Antes todo parecía mejor. Antes del último gol de Messi. Antes del último partido de Guardiola. Antes del último chupa-chups de Cruyff. Antes de cada encuentro, el cuerpo se volvía de su envés para ponernos más nerviosos. Antes no sabíamos si esa nueva estrella emergente del fútbol mundial, iba a terminar explotando en el Camp Nou. Antes daba verguenza ajena ser de otro equipo, porque sabías que el tuyo rozaba la perfección. Antes te brillaban los ojos el día de partido, solo pensando en su hora de comienzo. Antes soñabas con tripletes, sino con sextetes. Antes no temías a nadie, pues veías el miedo en los ojos rivales.

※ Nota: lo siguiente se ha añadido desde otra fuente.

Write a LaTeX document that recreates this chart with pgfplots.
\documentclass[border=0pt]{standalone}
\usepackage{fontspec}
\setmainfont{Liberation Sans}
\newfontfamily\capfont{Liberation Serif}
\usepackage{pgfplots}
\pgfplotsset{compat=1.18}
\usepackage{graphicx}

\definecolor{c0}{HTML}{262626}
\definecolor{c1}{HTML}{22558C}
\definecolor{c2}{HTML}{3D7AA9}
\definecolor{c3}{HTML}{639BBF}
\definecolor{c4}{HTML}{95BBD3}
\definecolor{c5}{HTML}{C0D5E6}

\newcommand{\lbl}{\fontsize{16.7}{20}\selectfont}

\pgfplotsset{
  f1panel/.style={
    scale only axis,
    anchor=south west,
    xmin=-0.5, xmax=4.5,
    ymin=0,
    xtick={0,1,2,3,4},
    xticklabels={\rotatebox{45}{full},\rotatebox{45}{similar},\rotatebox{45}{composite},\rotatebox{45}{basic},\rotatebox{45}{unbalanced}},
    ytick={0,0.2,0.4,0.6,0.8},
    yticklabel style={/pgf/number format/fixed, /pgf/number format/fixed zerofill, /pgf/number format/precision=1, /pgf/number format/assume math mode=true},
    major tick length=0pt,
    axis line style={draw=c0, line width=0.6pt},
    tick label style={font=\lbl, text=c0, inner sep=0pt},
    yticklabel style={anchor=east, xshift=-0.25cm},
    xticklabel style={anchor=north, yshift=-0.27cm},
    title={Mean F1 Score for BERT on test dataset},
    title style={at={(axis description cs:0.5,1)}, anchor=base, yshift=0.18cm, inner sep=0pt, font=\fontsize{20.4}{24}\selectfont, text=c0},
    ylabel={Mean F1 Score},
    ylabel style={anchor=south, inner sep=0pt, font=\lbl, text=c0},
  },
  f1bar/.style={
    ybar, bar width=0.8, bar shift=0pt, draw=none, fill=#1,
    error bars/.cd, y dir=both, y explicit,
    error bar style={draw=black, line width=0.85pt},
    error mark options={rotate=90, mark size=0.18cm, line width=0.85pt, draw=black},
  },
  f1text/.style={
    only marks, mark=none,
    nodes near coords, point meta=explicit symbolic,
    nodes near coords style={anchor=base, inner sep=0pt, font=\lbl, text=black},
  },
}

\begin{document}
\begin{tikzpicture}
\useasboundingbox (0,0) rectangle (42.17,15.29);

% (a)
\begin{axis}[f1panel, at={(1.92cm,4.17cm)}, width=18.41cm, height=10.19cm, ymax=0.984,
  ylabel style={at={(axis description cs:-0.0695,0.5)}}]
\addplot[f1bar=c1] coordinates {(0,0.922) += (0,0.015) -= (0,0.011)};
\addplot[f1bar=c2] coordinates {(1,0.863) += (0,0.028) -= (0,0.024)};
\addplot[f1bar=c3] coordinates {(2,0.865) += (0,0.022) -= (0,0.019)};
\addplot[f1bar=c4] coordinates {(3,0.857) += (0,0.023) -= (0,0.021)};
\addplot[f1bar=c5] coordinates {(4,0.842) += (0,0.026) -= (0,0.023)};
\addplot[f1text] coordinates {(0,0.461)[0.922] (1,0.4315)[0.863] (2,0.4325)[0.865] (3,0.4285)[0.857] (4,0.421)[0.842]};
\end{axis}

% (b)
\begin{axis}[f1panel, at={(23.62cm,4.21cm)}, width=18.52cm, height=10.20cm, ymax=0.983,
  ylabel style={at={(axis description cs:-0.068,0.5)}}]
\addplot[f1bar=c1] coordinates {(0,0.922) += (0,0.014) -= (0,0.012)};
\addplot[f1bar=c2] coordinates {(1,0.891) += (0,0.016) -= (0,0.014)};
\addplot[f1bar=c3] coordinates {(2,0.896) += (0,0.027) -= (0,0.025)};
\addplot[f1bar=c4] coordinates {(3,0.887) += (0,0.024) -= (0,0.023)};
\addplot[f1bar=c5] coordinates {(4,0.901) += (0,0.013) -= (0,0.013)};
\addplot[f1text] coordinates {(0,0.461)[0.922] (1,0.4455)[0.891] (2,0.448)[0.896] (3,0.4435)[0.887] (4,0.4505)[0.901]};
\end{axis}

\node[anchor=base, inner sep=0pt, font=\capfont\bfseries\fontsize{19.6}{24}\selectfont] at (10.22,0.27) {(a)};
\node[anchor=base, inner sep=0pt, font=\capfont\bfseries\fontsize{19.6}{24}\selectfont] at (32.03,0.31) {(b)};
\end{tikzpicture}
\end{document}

Antes no hacía falta convencer a tu hijo para hacerse del Barça, solo tenías que dejarle ver la pelota rodar y hacer magia. Antes imaginabas cómo sería la ciudad de la final de la Champions, porque quizá la visitabas pronto. Antes se metían contigo por ser culé y en realidad sabían que ni en sueños jugarían como nosotros. Antes la única duda sobre tu estrella, era cuándo vendría otra maravilla aun mejor, a eclipsarla en su propio vestuario. Antes te descubrías pensando en el juego de tu equipo, en cual sería el once esa semana y en cómo la realidad siempre superaba a la ficción.

Ahora tenemos que manejar el arte de perder. No de perder partidos, títulos, prestigio, juego… sino de perder ese pasado, esa historia cada vez más difuminada. A veces hay espejismos, como esa victoria aplastante ante el máximo rival y con tu nuevo mesías a los mandos, que te permite saber que ese pasado no lo soñaste, sino que está en algún sitio más que en tu cabeza. Pero es eso, una ilusión que te permite saber que tienes una referencia, un punto de fuga en el que refugiarte.

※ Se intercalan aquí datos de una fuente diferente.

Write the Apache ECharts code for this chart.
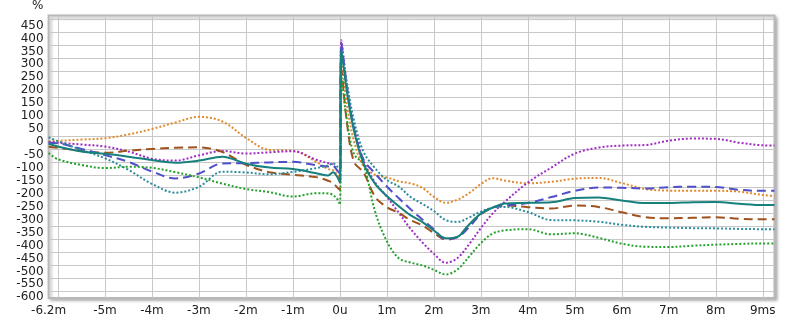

Nuestra afición está aprendiendo a perder y quizá no hay nada más duro que eso. Solo se puede aprender a perder cuando antes se ha convivido con la gloria. Habituarse al éxito, a la victoria, cuesta muy poco. Dejar escapar ese triunfo, dominar el arte de perder, cuesta sin embargo la vida. Pero como dice William Faulkner en su libro Las Palmeras Salvajes: «Entre la pena y la nada, elijo la pena». Entre haber sido los mejores o no tener una habitación en la memoria colectiva, elijo nuestra historia.

Eramos tan felices que casi ni lo sabíamos. Con la clase de felicidad que cuando te falta, por poco te acaba matando en vida.